■ **YOUR GOAL**: Starting at the line that contains "Generate a web" and stopping after the line that contains "d3.select('#chart').attr('width', width).attr('height', height);", copy the lines exactly. Pictures are left out.

■ **Source data**:
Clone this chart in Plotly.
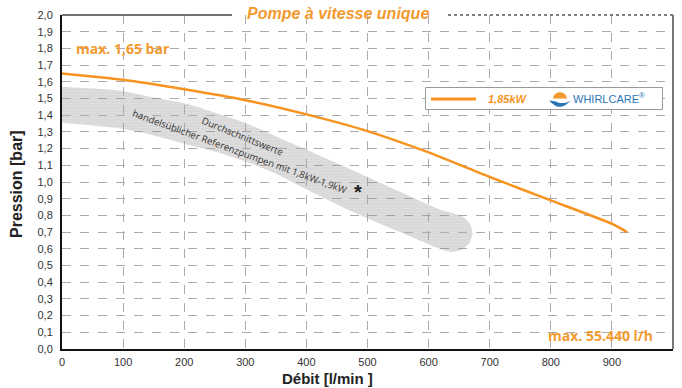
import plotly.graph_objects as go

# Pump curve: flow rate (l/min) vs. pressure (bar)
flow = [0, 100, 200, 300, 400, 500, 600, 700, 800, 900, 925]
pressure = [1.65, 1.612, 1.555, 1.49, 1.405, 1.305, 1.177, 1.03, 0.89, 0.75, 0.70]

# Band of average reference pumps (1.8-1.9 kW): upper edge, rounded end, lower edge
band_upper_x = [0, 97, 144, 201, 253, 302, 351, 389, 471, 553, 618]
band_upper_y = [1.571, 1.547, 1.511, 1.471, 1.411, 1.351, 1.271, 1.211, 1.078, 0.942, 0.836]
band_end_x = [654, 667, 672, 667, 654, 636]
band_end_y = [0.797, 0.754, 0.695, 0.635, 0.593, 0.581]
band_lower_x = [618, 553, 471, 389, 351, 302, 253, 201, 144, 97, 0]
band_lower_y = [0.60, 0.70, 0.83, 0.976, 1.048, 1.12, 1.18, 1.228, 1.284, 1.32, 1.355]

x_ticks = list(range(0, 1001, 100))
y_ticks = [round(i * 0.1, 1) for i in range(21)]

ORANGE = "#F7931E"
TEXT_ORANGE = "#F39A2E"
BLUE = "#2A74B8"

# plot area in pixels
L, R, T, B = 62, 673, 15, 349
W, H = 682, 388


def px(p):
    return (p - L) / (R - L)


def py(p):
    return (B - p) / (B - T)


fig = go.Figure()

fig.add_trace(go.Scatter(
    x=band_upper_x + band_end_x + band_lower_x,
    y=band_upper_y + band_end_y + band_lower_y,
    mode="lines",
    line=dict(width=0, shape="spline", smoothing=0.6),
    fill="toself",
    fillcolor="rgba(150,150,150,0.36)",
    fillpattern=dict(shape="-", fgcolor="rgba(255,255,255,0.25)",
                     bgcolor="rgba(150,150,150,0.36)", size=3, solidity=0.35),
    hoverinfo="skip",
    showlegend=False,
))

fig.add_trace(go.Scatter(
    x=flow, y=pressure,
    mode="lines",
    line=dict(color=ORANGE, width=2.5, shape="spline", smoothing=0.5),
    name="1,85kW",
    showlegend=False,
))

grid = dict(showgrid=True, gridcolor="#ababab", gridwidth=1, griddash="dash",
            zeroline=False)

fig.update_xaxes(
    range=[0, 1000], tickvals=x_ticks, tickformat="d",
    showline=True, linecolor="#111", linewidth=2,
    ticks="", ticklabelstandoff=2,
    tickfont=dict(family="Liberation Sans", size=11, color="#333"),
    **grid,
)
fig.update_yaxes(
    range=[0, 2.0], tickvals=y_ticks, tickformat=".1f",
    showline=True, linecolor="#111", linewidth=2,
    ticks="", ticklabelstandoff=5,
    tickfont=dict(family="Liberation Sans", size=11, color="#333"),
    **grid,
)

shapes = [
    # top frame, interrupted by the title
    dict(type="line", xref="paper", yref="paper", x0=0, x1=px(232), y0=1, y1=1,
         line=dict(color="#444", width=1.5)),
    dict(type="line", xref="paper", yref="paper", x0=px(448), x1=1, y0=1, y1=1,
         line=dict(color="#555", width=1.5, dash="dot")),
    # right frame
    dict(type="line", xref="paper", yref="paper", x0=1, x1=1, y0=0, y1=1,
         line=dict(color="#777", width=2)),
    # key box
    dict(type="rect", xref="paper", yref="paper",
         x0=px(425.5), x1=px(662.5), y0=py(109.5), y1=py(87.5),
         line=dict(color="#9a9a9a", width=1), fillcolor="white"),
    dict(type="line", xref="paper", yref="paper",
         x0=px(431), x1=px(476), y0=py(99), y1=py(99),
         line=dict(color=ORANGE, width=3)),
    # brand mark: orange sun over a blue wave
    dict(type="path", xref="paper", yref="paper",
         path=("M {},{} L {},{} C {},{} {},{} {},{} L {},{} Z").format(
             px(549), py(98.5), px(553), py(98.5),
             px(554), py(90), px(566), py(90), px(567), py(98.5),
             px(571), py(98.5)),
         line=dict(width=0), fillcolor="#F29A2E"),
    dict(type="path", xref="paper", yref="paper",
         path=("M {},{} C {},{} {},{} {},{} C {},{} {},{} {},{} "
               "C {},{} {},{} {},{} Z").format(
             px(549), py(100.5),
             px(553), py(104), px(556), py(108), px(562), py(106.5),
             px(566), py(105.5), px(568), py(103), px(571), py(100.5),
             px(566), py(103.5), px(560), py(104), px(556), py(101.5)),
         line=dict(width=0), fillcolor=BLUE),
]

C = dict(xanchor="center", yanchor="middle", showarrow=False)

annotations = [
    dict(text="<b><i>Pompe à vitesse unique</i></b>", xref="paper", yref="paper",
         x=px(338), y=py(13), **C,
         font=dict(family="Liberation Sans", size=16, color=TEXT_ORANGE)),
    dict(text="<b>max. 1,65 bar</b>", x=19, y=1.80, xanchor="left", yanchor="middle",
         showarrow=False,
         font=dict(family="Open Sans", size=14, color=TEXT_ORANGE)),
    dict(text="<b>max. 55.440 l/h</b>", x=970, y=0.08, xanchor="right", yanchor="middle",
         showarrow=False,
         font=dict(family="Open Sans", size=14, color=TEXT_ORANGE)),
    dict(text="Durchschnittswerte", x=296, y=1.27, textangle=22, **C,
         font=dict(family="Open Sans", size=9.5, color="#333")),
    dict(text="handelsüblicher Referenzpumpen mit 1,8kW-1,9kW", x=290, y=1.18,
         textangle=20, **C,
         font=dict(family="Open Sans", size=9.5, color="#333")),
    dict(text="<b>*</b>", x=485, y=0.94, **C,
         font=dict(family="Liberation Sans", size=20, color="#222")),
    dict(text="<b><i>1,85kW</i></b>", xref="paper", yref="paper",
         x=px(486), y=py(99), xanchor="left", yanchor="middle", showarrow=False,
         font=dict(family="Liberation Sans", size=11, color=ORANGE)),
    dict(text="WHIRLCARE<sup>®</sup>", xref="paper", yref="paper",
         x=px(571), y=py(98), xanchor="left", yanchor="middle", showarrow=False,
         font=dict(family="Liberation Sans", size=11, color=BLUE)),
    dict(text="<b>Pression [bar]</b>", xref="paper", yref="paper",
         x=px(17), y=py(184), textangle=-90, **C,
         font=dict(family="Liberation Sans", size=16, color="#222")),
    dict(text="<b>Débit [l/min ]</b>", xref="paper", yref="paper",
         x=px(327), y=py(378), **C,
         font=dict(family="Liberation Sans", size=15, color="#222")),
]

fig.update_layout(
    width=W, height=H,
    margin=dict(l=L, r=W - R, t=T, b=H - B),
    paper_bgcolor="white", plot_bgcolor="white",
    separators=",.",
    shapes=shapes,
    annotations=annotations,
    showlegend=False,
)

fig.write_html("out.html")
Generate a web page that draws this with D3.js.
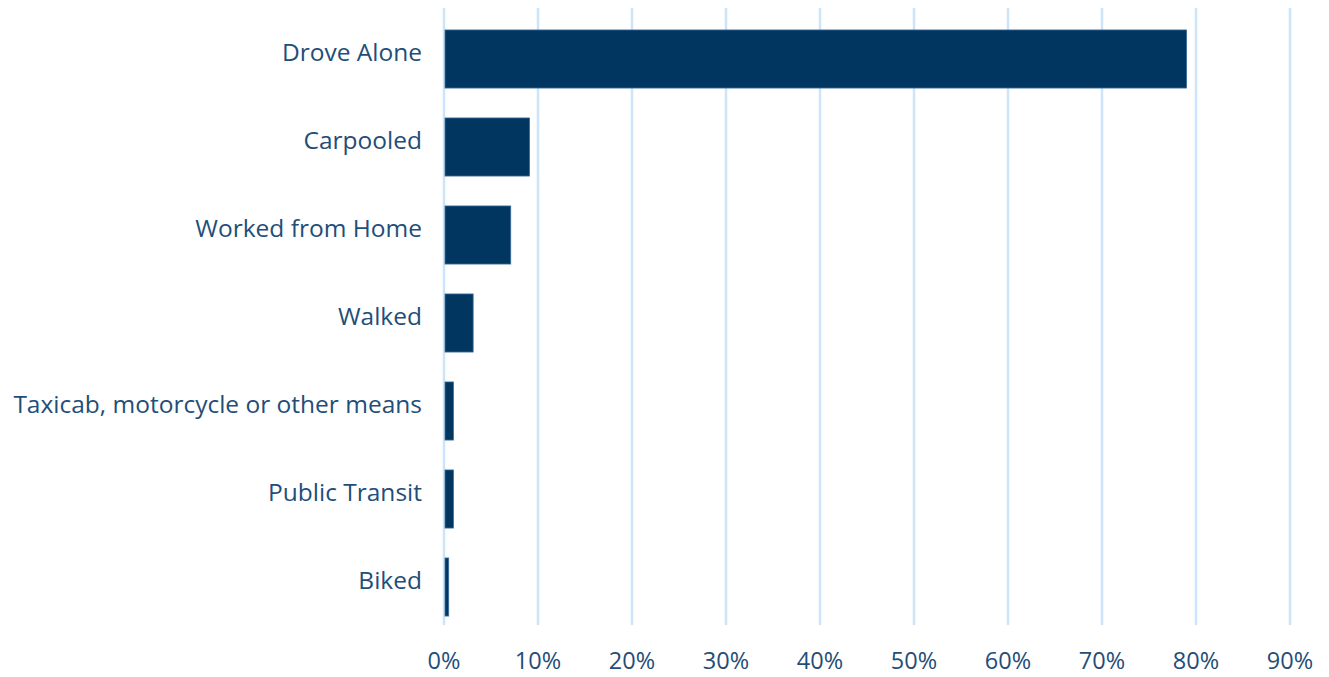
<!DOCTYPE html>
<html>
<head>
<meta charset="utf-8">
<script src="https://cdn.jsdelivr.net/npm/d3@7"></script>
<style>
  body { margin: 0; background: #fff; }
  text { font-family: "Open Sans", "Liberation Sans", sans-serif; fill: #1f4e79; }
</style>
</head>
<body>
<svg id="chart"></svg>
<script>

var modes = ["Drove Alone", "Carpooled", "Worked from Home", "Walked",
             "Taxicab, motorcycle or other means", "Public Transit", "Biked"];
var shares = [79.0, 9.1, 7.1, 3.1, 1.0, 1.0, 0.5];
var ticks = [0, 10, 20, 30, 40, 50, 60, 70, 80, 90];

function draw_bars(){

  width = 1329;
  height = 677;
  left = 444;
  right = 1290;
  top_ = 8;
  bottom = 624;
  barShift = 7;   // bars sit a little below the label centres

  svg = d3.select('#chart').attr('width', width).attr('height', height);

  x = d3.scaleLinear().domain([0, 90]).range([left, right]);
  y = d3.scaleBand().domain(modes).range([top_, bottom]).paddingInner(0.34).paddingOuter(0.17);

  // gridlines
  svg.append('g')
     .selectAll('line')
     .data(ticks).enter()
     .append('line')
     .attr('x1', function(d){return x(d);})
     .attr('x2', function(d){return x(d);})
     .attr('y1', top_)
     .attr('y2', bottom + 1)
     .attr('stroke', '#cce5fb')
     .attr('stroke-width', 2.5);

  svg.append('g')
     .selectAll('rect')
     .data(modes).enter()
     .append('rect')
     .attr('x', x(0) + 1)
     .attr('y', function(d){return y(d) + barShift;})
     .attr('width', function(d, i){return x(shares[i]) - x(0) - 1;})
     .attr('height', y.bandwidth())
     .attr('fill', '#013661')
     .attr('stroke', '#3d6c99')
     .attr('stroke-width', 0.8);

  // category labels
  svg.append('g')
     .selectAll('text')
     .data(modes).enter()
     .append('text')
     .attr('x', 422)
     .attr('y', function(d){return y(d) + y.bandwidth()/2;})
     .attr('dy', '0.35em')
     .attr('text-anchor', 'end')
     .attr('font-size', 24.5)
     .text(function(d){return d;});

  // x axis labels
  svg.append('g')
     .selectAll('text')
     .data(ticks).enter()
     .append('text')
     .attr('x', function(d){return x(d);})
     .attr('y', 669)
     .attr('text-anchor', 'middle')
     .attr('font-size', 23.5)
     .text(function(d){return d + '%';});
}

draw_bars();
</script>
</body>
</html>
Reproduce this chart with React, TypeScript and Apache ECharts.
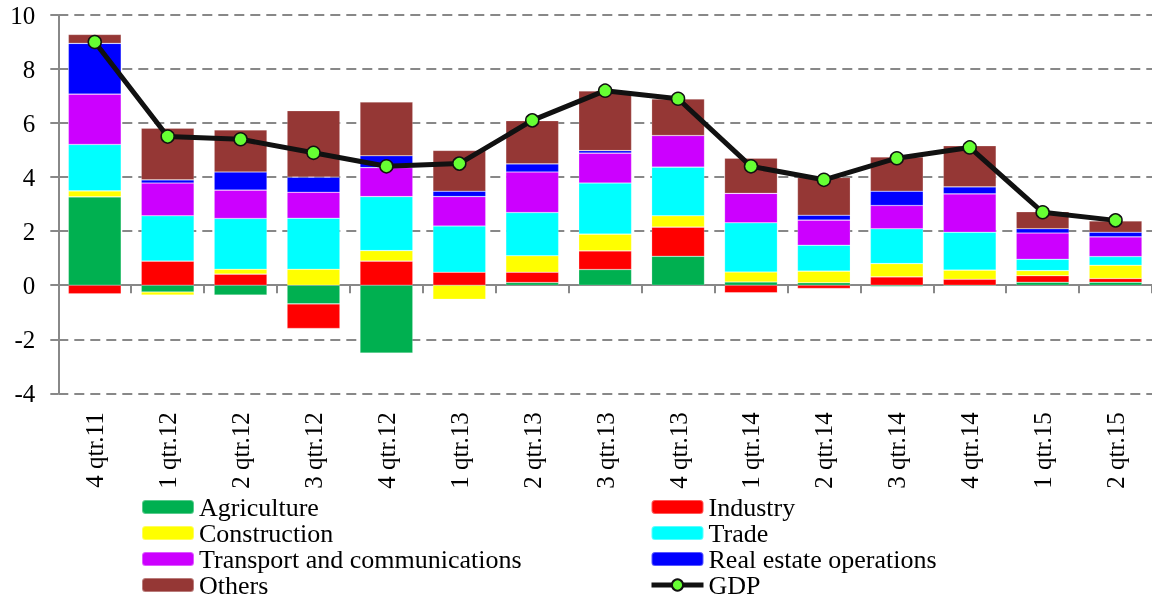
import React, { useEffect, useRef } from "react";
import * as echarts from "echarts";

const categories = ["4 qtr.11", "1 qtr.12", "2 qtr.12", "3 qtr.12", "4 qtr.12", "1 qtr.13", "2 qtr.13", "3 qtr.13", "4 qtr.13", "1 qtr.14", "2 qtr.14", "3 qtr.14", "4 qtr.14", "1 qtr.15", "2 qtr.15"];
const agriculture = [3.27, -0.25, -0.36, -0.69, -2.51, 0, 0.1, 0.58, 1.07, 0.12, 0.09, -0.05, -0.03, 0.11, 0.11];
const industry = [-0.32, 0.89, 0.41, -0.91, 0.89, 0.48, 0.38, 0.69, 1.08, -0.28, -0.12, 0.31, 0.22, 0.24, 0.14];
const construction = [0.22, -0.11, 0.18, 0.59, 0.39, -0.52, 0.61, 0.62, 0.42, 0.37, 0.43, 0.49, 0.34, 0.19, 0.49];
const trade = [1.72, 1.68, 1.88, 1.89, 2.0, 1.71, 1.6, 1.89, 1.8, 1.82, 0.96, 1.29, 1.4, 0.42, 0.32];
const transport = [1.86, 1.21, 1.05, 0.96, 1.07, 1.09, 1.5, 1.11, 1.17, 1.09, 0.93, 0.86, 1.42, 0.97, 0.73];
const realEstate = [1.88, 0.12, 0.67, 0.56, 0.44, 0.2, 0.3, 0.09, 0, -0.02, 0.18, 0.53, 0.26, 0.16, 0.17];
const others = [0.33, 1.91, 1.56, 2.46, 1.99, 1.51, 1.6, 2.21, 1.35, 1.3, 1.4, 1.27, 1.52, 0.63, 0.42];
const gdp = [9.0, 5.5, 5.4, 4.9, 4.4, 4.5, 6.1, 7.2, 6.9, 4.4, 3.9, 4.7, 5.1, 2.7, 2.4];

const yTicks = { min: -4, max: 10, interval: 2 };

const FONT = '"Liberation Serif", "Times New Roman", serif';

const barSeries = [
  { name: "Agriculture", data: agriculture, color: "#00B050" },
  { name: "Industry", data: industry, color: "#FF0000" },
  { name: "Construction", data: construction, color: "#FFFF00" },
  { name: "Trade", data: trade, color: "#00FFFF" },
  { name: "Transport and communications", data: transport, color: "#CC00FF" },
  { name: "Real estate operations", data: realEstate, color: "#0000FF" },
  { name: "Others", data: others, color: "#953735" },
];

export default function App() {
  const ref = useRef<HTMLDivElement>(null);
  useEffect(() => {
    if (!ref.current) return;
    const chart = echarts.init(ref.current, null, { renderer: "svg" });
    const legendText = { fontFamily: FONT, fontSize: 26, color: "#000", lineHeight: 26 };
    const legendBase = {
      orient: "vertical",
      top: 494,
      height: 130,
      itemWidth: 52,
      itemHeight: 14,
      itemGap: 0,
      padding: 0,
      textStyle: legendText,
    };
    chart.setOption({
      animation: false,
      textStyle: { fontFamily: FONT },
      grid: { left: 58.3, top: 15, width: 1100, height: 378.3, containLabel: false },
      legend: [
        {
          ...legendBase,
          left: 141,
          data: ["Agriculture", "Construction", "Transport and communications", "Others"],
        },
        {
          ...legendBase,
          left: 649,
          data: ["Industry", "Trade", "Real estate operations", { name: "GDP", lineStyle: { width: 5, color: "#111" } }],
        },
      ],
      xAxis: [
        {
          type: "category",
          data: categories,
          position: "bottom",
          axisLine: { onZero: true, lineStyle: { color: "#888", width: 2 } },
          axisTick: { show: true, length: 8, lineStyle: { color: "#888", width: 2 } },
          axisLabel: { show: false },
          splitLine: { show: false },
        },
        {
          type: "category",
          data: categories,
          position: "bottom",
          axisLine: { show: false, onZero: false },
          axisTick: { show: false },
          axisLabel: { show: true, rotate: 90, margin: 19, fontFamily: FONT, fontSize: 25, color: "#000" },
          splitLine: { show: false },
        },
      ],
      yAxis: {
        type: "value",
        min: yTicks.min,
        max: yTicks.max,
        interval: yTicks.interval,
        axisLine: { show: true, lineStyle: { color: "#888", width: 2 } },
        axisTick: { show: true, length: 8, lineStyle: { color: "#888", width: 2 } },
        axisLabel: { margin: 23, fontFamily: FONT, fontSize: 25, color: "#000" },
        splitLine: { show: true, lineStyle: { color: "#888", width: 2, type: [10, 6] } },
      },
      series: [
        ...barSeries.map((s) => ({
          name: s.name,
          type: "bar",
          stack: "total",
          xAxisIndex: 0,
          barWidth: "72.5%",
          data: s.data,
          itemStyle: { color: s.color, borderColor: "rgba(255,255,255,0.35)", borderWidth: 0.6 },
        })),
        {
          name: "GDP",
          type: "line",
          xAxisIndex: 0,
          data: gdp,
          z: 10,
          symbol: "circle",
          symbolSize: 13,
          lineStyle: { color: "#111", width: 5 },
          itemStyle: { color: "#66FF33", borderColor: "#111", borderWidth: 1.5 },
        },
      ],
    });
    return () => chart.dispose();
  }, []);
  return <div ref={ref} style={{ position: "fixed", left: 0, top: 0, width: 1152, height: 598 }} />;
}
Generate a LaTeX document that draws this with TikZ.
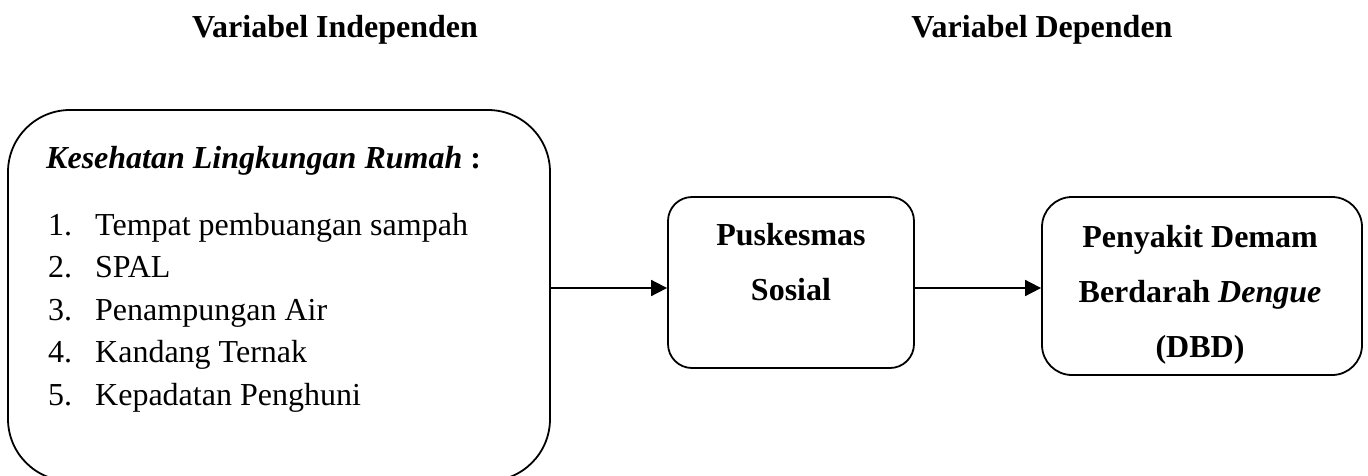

■ **EXPECTED ANSWER**:
Generate a web page that draws this with D3.js.
<!DOCTYPE html>
<html>
<head>
<meta charset="utf-8">
<script src="https://cdn.jsdelivr.net/npm/d3@7"></script>
<style>
  body { margin: 0; background: #fff; }
  text { font-family: "Open Sans", "Liberation Sans", sans-serif; fill: #1f4e79; }
</style>
</head>
<body>
<svg id="chart"></svg>
<script>

var modes = ["Drove Alone", "Carpooled", "Worked from Home", "Walked",
             "Taxicab, motorcycle or other means", "Public Transit", "Biked"];
var shares = [79.0, 9.1, 7.1, 3.1, 1.0, 1.0, 0.5];
var ticks = [0, 10, 20, 30, 40, 50, 60, 70, 80, 90];

function draw_bars(){

  width = 1329;
  height = 677;
  left = 444;
  right = 1290;
  top_ = 8;
  bottom = 624;
  barShift = 7;   // bars sit a little below the label centres

  svg = d3.select('#chart').attr('width', width).attr('height', height);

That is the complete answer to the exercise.